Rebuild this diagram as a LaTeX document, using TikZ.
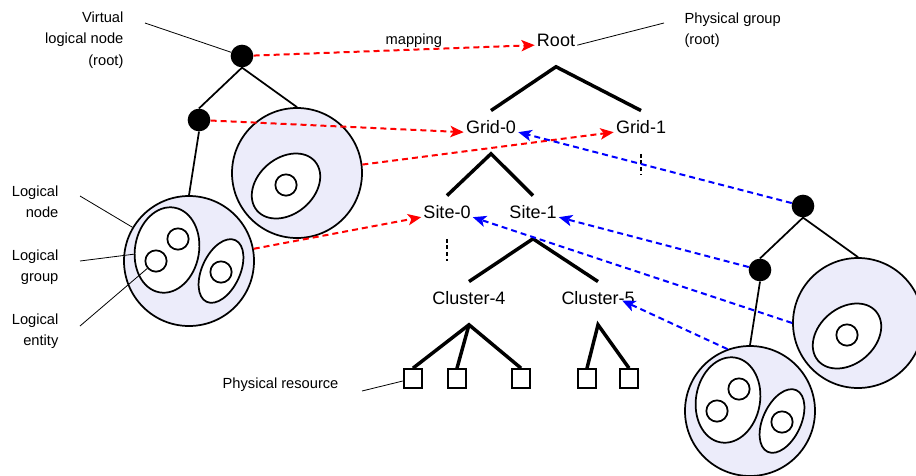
\documentclass[tikz,border=0pt]{standalone}
\usepackage{fontspec}
\setmainfont{Liberation Sans}
\usepackage{tikz}
\usetikzlibrary{arrows.meta,shapes.geometric}
\usepackage{xcolor}

\definecolor{lfill}{RGB}{236,236,250}

\tikzset{
  vdot/.style={circle,fill=black,inner sep=0pt,minimum size=17pt},
  lcircle/.style={circle,draw,line width=1.3pt,fill=lfill,inner sep=0pt,minimum size=97.5pt},
  lgroup/.style={ellipse,draw,line width=1.3pt,fill=white,inner sep=0pt},
  lentity/.style={circle,draw,line width=1.3pt,fill=white,inner sep=0pt,minimum size=16pt},
  ledge/.style={line width=1.3pt},
  plabel/.style={font=\fontsize{13.5}{16}\selectfont,inner xsep=1.5pt,inner ysep=0pt,text height=17pt,text depth=15pt,anchor=base},
  pedge/.style={line width=2.6pt},
  pres/.style={draw,line width=1.5pt,inner sep=0pt,minimum size=14pt},
  note/.style={font=\fontsize{11}{16}\selectfont,inner sep=1pt,text=black},
  lead/.style={line width=0.6pt},
  cont/.style={line width=1pt,dash pattern=on 3pt off 2pt},
  mapred/.style={red,line width=1.5pt,dash pattern=on 4.5pt off 3pt,-{Stealth[length=10pt,width=8.5pt,inset=2.5pt]}},
  mapblue/.style={mapred,blue},
  lognode/.pic={
    %Shape: logical nodes and groups (y up inside the pic)
    \node[vdot] (-root) at (0,0) {};
    \node[vdot] (-sub) at (-43,-64) {};
    \node[lcircle] (-a) at (55,-117) {};
    \node[lcircle] (-b) at (-53,-205) {};
    \node[lgroup,minimum width=57pt,minimum height=42pt,rotate=40] (-ga) at (44,-130) {};
    \node[lentity] (-ea) at (44,-129) {};
    \node[lgroup,minimum width=48pt,minimum height=64.5pt,rotate=-10] (-g1) at (-75,-194) {};
    \node[lentity] (-e1) at (-64,-183) {};
    \node[lentity] (-e2) at (-86,-205) {};
    \node[lgroup,minimum width=51pt,minimum height=28.5pt,rotate=65] (-g2) at (-21,-215) {};
    \node[lentity] (-e3) at (-21,-216) {};
    \draw[ledge] (-sub.north) -- (-root.south) -- (-a.north);
    \draw[ledge] (-sub.south) -- (-b.north);
  }
}

\begin{document}
\begin{tikzpicture}[x=0.75pt,y=0.75pt,yscale=-1,xscale=1]
\useasboundingbox (0,0) rectangle (916,475);

% Logical trees
\pic (L) at (242,56) {lognode};
\pic (R) at (803,206) {lognode};

% Physical tree
\node[plabel] (root) at (556,46.5) {Root};
\node[plabel] (grid0) at (491,133.5) {Grid-0};
\node[plabel] (grid1) at (641,133.5) {Grid-1};
\node[plabel] (site0) at (447,218.5) {Site-0};
\node[plabel] (site1) at (533,218.5) {Site-1};
\node[plabel] (clus4) at (469,304.5) {Cluster-4};
\node[plabel] (clus5) at (598,304.5) {Cluster-5};
\node[pres] (res1) at (413,378.5) {};
\node[pres] (res2) at (457,378.5) {};
\node[pres] (res3) at (521,378.5) {};
\node[pres] (res4) at (587,378.5) {};
\node[pres] (res5) at (629,378.5) {};

\draw[pedge] (grid0.north) -- (root.south) -- (grid1.north);
\draw[pedge] (site0.north) -- (grid0.south) -- (site1.north);
\draw[pedge] (clus4.north) -- (site1.south) -- (clus5.north);
\draw[pedge] (res1.north) -- (clus4.south) -- (res3.north);
\draw[pedge] (clus4.south) -- (res2.north);
\draw[pedge] (res4.north) -- (clus5.south) -- (res5.north);
\draw[cont] (grid1.south) -- ++(0,21);
\draw[cont] (site0.south) -- ++(0,22);

% Mappings
\draw[mapred] (L-root) -- node[note,above,pos=.57] (maplab) {mapping} (root.west);
\draw[mapred] (L-sub) -- (grid0.west);
\draw[mapred] (L-a) -- (grid1.west);
\draw[mapred] (L-b) -- (site0.west);
\draw[mapblue] (R-root) -- (grid0.east);
\draw[mapblue] (R-sub) -- (site1.east);
\draw[mapblue] (R-a.west) -- (site0.east);
\draw[mapblue] (R-b.110) -- ([shift={(-11pt,-2pt)}]clus5.east);

% Text Node
\node[note,align=right,anchor=east] (vlab) at (125,40) {Virtual\\logical node\\(root)};
\coordinate (vlabend) at (145,23);
\draw[lead] (vlabend) -- (L-root);
% Text Node
\node[note,align=right,anchor=east] (lnlab) at (60,202) {Logical\\node};
\coordinate (lnend) at (80,196);
\draw[lead] (lnend) -- (L-b);
% Text Node
\node[note,align=right,anchor=east] (lglab) at (60,267) {Logical\\group};
\coordinate (lgend) at (80,261);
\draw[lead] (lgend) -- (L-g1);
% Text Node
\node[note,align=right,anchor=east] (lelab) at (60,331.5) {Logical\\entity};
\coordinate (leend) at (80,326);
\draw[lead] (leend) -- (L-e2);
% Text Node
\node[note,anchor=east] (prlab) at (340,385) {Physical resource};
\coordinate (prend) at (362,391);
\draw[lead] (prend) -- (res1);
% Text Node
\node[note,align=left,anchor=west] (pglab) at (683,30) {Physical group\\(root)};
\coordinate (pgend) at (664,23);
\draw[lead] (root.east) -- (pgend);

\end{tikzpicture}
\end{document}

━━━━━━━━━━━━━━━━━━━━

**The task:** Repeat, word for word and with no pictures, only the lines running from the beginning of the data to the line that contains "(R) at (803,206)".

**Task solution:**
Rebuild this diagram as a LaTeX document, using TikZ.
\documentclass[tikz,border=0pt]{standalone}
\usepackage{fontspec}
\setmainfont{Liberation Sans}
\usepackage{tikz}
\usetikzlibrary{arrows.meta,shapes.geometric}
\usepackage{xcolor}

\definecolor{lfill}{RGB}{236,236,250}

\tikzset{
  vdot/.style={circle,fill=black,inner sep=0pt,minimum size=17pt},
  lcircle/.style={circle,draw,line width=1.3pt,fill=lfill,inner sep=0pt,minimum size=97.5pt},
  lgroup/.style={ellipse,draw,line width=1.3pt,fill=white,inner sep=0pt},
  lentity/.style={circle,draw,line width=1.3pt,fill=white,inner sep=0pt,minimum size=16pt},
  ledge/.style={line width=1.3pt},
  plabel/.style={font=\fontsize{13.5}{16}\selectfont,inner xsep=1.5pt,inner ysep=0pt,text height=17pt,text depth=15pt,anchor=base},
  pedge/.style={line width=2.6pt},
  pres/.style={draw,line width=1.5pt,inner sep=0pt,minimum size=14pt},
  note/.style={font=\fontsize{11}{16}\selectfont,inner sep=1pt,text=black},
  lead/.style={line width=0.6pt},
  cont/.style={line width=1pt,dash pattern=on 3pt off 2pt},
  mapred/.style={red,line width=1.5pt,dash pattern=on 4.5pt off 3pt,-{Stealth[length=10pt,width=8.5pt,inset=2.5pt]}},
  mapblue/.style={mapred,blue},
  lognode/.pic={
    %Shape: logical nodes and groups (y up inside the pic)
    \node[vdot] (-root) at (0,0) {};
    \node[vdot] (-sub) at (-43,-64) {};
    \node[lcircle] (-a) at (55,-117) {};
    \node[lcircle] (-b) at (-53,-205) {};
    \node[lgroup,minimum width=57pt,minimum height=42pt,rotate=40] (-ga) at (44,-130) {};
    \node[lentity] (-ea) at (44,-129) {};
    \node[lgroup,minimum width=48pt,minimum height=64.5pt,rotate=-10] (-g1) at (-75,-194) {};
    \node[lentity] (-e1) at (-64,-183) {};
    \node[lentity] (-e2) at (-86,-205) {};
    \node[lgroup,minimum width=51pt,minimum height=28.5pt,rotate=65] (-g2) at (-21,-215) {};
    \node[lentity] (-e3) at (-21,-216) {};
    \draw[ledge] (-sub.north) -- (-root.south) -- (-a.north);
    \draw[ledge] (-sub.south) -- (-b.north);
  }
}

\begin{document}
\begin{tikzpicture}[x=0.75pt,y=0.75pt,yscale=-1,xscale=1]
\useasboundingbox (0,0) rectangle (916,475);

% Logical trees
\pic (L) at (242,56) {lognode};
\pic (R) at (803,206) {lognode};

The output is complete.